This repository contains a custom Extract, Load, Transform (ELT) project that utlises Docker and PostreSQL to demonstrate a simple ELT process.
- docker-compose.yaml: This file contains the configuration for Docker Compose, which is used to orchestrate multiple Docker containers. It defines three services:
- source_postgres: The source PostgreSQL database.
- destination_postgres: The destination PostgreSQL database.

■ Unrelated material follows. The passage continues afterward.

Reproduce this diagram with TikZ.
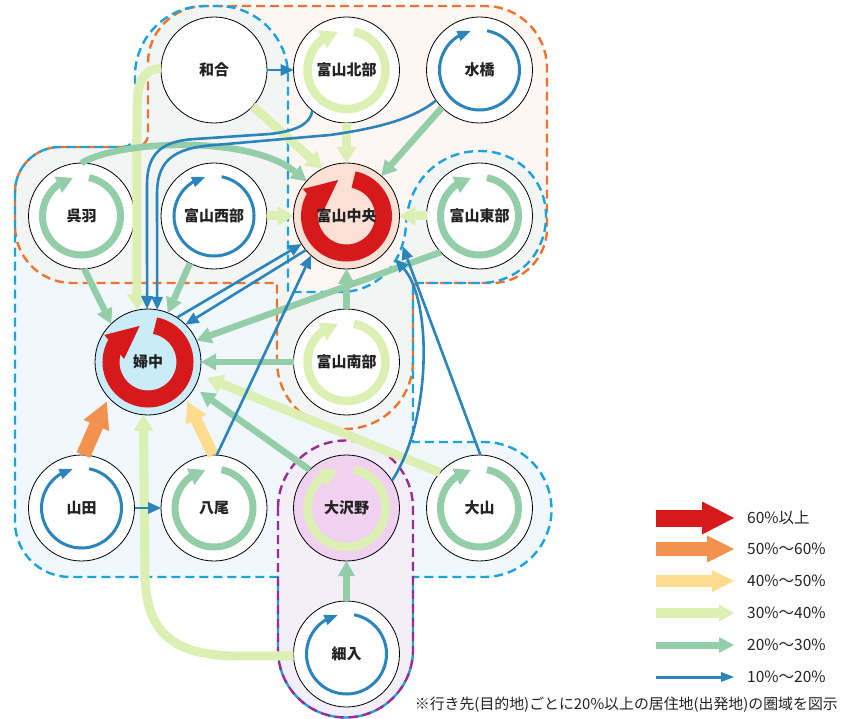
\documentclass[tikz,border=0pt]{standalone}
\usepackage{fontspec}
\newfontfamily\jp{Noto Sans CJK JP}
\usetikzlibrary{arrows.meta,calc}
\definecolor{cred}{HTML}{D7191C}
\definecolor{corange}{HTML}{F3914F}
\definecolor{cyellow}{HTML}{FDDB8F}
\definecolor{clgreen}{HTML}{DCF0B4}
\definecolor{cgreen}{HTML}{94CEA8}
\definecolor{cblue}{HTML}{2B84BB}
\definecolor{dorangec}{HTML}{EC7430}
\definecolor{dbluec}{HTML}{1BA3DC}
\definecolor{dpurplec}{HTML}{9C2B92}
\definecolor{fblue}{HTML}{F0F8FD}
\definecolor{forange}{HTML}{FDF6F3}
\definecolor{fgray}{HTML}{F3F5F5}
\definecolor{fpurple}{HTML}{F2EFF9}
\definecolor{nchuo}{HTML}{FBE1D5}
\definecolor{nfuchu}{HTML}{C9ECF8}
\definecolor{nosawano}{HTML}{F0D1EF}
\definecolor{txt}{HTML}{222222}

\newcommand{\orangeshape}{(15,192) arc[start angle=180,end angle=270,radius=45] -- (136,147) arc[start angle=90,end angle=0,radius=12] -- (148,63) arc[start angle=180,end angle=270,radius=57] -- (485,6) arc[start angle=270,end angle=360,radius=62] -- (547,228) arc[start angle=0,end angle=90,radius=55] -- (419,283) arc[start angle=270,end angle=180,radius=6] -- (413,361) arc[start angle=0,end angle=180,radius=68] -- (277,283) -- (72,283) arc[start angle=90,end angle=180,radius=57] -- cycle}
\newcommand{\blueshape}{(15,192) arc[start angle=180,end angle=270,radius=45] -- (123,147) arc[start angle=90,end angle=0,radius=12] -- (135,76) arc[start angle=180,end angle=270,radius=70] -- (218,6) arc[start angle=270,end angle=360,radius=70] -- (288,292) -- (340,292) .. controls (378,292) and (404,262) .. (406,225) .. controls (408,180) and (440,151) .. (480,151) .. controls (518,151) and (546,180) .. (546,216) .. controls (546,254) and (518,283) .. (480,283) -- (413,283) -- (413,442) -- (484,442) arc[start angle=270,end angle=450,radius=67.5] -- (413,577) -- (413,650) arc[start angle=0,end angle=180,radius=67.5] -- (278,577) -- (70,577) arc[start angle=90,end angle=180,radius=55] -- cycle}
\newcommand{\purpleshape}{(278,508) arc[start angle=180,end angle=360,radius=67.5] -- (413,650) arc[start angle=0,end angle=180,radius=67.5] -- cycle}

\newcommand{\loopring}[6]{%
  \pgfmathsetmacro{\lpd}{2*asin(#6/(2*#4))}%
  \pgfmathsetmacro{\lpb}{257-\lpd}%
  \pgfmathsetmacro{\lpe}{\lpb+0.25*\lpd}%
  \pgfmathsetmacro{\lphw}{#5/2}%
  \draw[#2, line width=#3pt] ($(#1.center)+(-79:#4)$) arc[start angle=-79, end angle=\lpe, radius=#4];
  \coordinate (lpT) at ($(#1.center)+(257:#4)$);
  \coordinate (lpB) at ($(#1.center)+(\lpb:#4)$);
  \fill[#2] (lpT) -- ($(lpB)!\lphw pt!90:(lpT)$) -- ($(lpB)!\lphw pt!-90:(lpT)$) -- cycle;
}
\newcommand{\ringred}[1]{\loopring{#1}{cred}{17}{37}{31}{33}}
\newcommand{\ringlg}[1]{\loopring{#1}{clgreen}{8.5}{39}{20}{17}}
\newcommand{\ringgr}[1]{\loopring{#1}{cgreen}{7}{39}{18}{16}}
\newcommand{\ringbl}[1]{\loopring{#1}{cblue}{3}{40}{11}{13}}

\tikzset{
  city/.style={circle, draw=black, line width=0.8pt, fill=white, minimum size=106pt, inner sep=0pt, outer sep=0pt},
  lbl/.style={font={\jp\bfseries\fontsize{15}{18}\selectfont}, text=txt, inner sep=0pt},
  legtxt/.style={font={\jp\fontsize{15.5}{18}\selectfont}, text=txt, inner sep=0pt, anchor=west},
  dor/.style={draw=dorangec, line width=2.4pt, dash pattern=on 9pt off 5pt},
  dbl/.style={draw=dbluec, line width=2.4pt, dash pattern=on 9pt off 5pt, dash phase=7pt},
  dpu/.style={draw=dpurplec, line width=2.4pt, dash pattern=on 9pt off 5pt},
  a10/.style={cblue, line width=2.6pt, -{Triangle[width=12pt,length=13pt,line width=0pt]}},
  a20/.style={cgreen, line width=6.5pt, -{Triangle[width=17pt,length=15pt,line width=0pt]}},
  a30/.style={clgreen, line width=9pt, -{Triangle[width=20pt,length=16pt,line width=0pt]}},
  a40/.style={cyellow, line width=11.5pt, -{Triangle[width=23pt,length=20pt,line width=0pt]}},
  a50/.style={corange, line width=14.5pt, -{Triangle[width=28pt,length=26pt,line width=0pt]}},
}

\begin{document}
\begin{tikzpicture}[x=1pt,y=-1pt]
\useasboundingbox (0,0) rectangle (844,719);
% region fills
\fill[fblue] \blueshape;
\fill[forange] \orangeshape;
\begin{scope}
  \clip \blueshape;
  \fill[fgray] \orangeshape;
\end{scope}
\fill[fpurple] \purpleshape;
% region outlines
\draw[dor] \orangeshape;
\draw[dbl] \blueshape;
\draw[dpu] \purpleshape;

% nodes
\node[city] (wago) at (214,70) {};
\node[city] (hokubu) at (346.5,70) {};
\node[city] (mizuhashi) at (479.5,70) {};
\node[city] (kureha) at (81.5,216) {};
\node[city] (seibu) at (214,216) {};
\node[city, fill=nchuo] (chuo) at (346.5,216) {};
\node[city] (tobu) at (479.5,216) {};
\node[city, fill=nfuchu] (fuchu) at (148,362) {};
\node[city] (nanbu) at (346.5,362) {};
\node[city] (yamada) at (81.5,508) {};
\node[city] (yatsuo) at (214,508) {};
\node[city, fill=nosawano] (osawano) at (346.5,508) {};
\node[city] (oyama) at (479.5,508) {};
\node[city] (hosoiri) at (346.5,654) {};

% self-containment rings
\ringlg{hokubu}
\ringbl{mizuhashi}
\ringgr{kureha}
\ringbl{seibu}
\ringred{chuo}
\ringgr{tobu}
\ringred{fuchu}
\ringlg{nanbu}
\ringbl{yamada}
\ringgr{yatsuo}
\ringlg{osawano}
\ringgr{oyama}
\ringbl{hosoiri}

% labels
\node[lbl] (wago-t) at (wago) {和合};
\node[lbl] (hokubu-t) at (hokubu) {富山北部};
\node[lbl] (mizuhashi-t) at (mizuhashi) {水橋};
\node[lbl] (kureha-t) at (kureha) {呉羽};
\node[lbl] (seibu-t) at (seibu) {富山西部};
\node[lbl] (chuo-t) at (chuo) {富山中央};
\node[lbl] (tobu-t) at (tobu) {富山東部};
\node[lbl] (fuchu-t) at (fuchu) {婦中};
\node[lbl] (nanbu-t) at (nanbu) {富山南部};
\node[lbl] (yamada-t) at (yamada) {山田};
\node[lbl] (yatsuo-t) at (yatsuo) {八尾};
\node[lbl] (osawano-t) at (osawano) {大沢野};
\node[lbl] (oyama-t) at (oyama) {大山};
\node[lbl] (hosoiri-t) at (hosoiri) {細入};

% connectors: 30-40%
\draw[a30] (wago.-43) -- (chuo.117);
\draw[a30] (hokubu.south) -- (chuo.north);
\draw[a30] (seibu.east) -- (chuo.west);
\draw[a30] (tobu.west) -- (chuo.east);
\draw[a30, shorten >=8pt] (oyama.138) -- (fuchu.-14);
\draw[a30] (hosoiri.182) -- (235,656) .. controls (165,655) and (146,625) .. (145,575) -- (fuchu.-95);
\draw[a30] (wago.178) .. controls (140,70) and (137,85) .. (137,115) -- (fuchu.102.3);
% 40-50%, 50-60%
\draw[a40, shorten >=3pt] (yatsuo.91) -- (fuchu.-44.7);
\draw[a50, shorten >=4.6pt] (yamada.88) -- (fuchu.222.5);
% 20-30%
\draw[a20] (mizuhashi.225) -- (chuo.49);
\draw[a20] (kureha.north) .. controls (120,140) and (250,135) .. (chuo.139);
\draw[a20] (kureha.-87) -- (fuchu.134);
\draw[a20] (seibu.243) -- (fuchu.68);
\draw[a20] (tobu.223) -- (fuchu.24);
\draw[a20] (nanbu.north) -- (chuo.south);
\draw[a20] (nanbu.west) -- (fuchu.east);
\draw[a20, shorten >=7pt] (osawano.134) -- (fuchu.-29.4);
\draw[a20] (hosoiri.north) -- (osawano.south);
% 10-20%
\draw[a10] (wago.east) -- (hokubu.west);
\draw[a10] (hokubu.230) .. controls (310,125) and (295,131) .. (270,134) -- (195,139) .. controls (160,141) and (147,155) .. (147,185) -- (fuchu.91);
\draw[a10] (mizuhashi.215) .. controls (415,118) and (380,128) .. (330,135) -- (215,145) .. controls (170,148) and (157,163) .. (157,195) -- (fuchu.80.6);
\draw[a10] (fuchu.57) -- (chuo.212);
\draw[a10] (chuo.220) -- (fuchu.45);
\draw[a10] (yatsuo.87) -- (chuo.228);
\draw[a10, shorten >=16pt] (oyama.89.5) -- (chuo.-17);
\draw[a10, shorten >=12pt] (osawano.31) .. controls (432,420) and (432,300) .. (chuo.-40);
\draw[a10] (yamada.east) -- (yatsuo.west);

% legend
\draw[cred, line width=17pt, -{Triangle[width=33pt,length=32pt,line width=0pt]}] (656,518) -- (734,518);
\draw[corange, line width=14.5pt, -{Triangle[width=27pt,length=27pt,line width=0pt]}] (656,549) -- (734,549);
\draw[cyellow, line width=11.5pt, -{Triangle[width=22pt,length=22pt,line width=0pt]}] (656,581) -- (734,581);
\draw[clgreen, line width=9.5pt, -{Triangle[width=17pt,length=15pt,line width=0pt]}] (656,613) -- (734,613);
\draw[cgreen, line width=7pt, -{Triangle[width=16pt,length=15pt,line width=0pt]}] (656,645) -- (734,645);
\draw[cblue, line width=3pt, -{Triangle[width=10pt,length=13pt,line width=0pt]}] (656,677) -- (734,677);
\node[legtxt] (l60) at (747,518) {60\%以上};
\node[legtxt] (l50) at (747,549) {50\%〜60\%};
\node[legtxt] (l40) at (747,581) {40\%〜50\%};
\node[legtxt] (l30) at (747,613) {30\%〜40\%};
\node[legtxt] (l20) at (747,645) {20\%〜30\%};
\node[legtxt] (l10) at (747,677) {10\%〜20\%};
\node[font={\jp\fontsize{14.9}{17}\selectfont}, text=txt, inner sep=0pt, anchor=east] (note) at (838,705) {※行き先(目的地)ごとに20\%以上の居住地(出発地)の圏域を図示};
\end{tikzpicture}
\end{document}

- elt_script: The service that runs the ELT script.
-
elt_script/Dockerfile: This Dockerfile sets up a Python environment and installs the PostgreSQL client. It also copies the ELT script into the container and sets it as the default command.
-
elt_script/elt_script.py: This Python script performs the ELT process. It waits for the source PostgreSQL database to become available, then dumps its data to a SQL file and loads this data into the destination PostgreSQL database.
-
source_db_init/init.sql: This SQL script initialises the source database with sample data. It creates tables for users, films, film categories, actors, and film actors, and inserts sample data into these tables.
- Docker Compose: Using the
docker-compose.yaml
file, three Docker containers are spun up:
- A source PostgreSQL database with sample data.
- A destination PostgreSQL database.
- A Python environment that runs the ELT script.
-
ELT Process: The
elt_script.py
waits for the source PostgreSQL database to become available. Once it's available, the script uses pg_dump to dump the source database to a SQL file. Then, it uses psql to load this SQL file into the destination PostgreSQL database. -
Database Initialisation: The
init.sql
script initialises the source database with sample data. It creates several tables and populates them with sample data.
- Ensure you have Docker and Docker Compose installed on your machine.
- Clone this repository.
- Navigate to the repository directory and run docker-compose up.
- Once all containers are up and running, the ELT process will start automatically.
- After the ELT process completes, you can access the source and destination PostgreSQL databases on ports 5433 and 5434, respectively.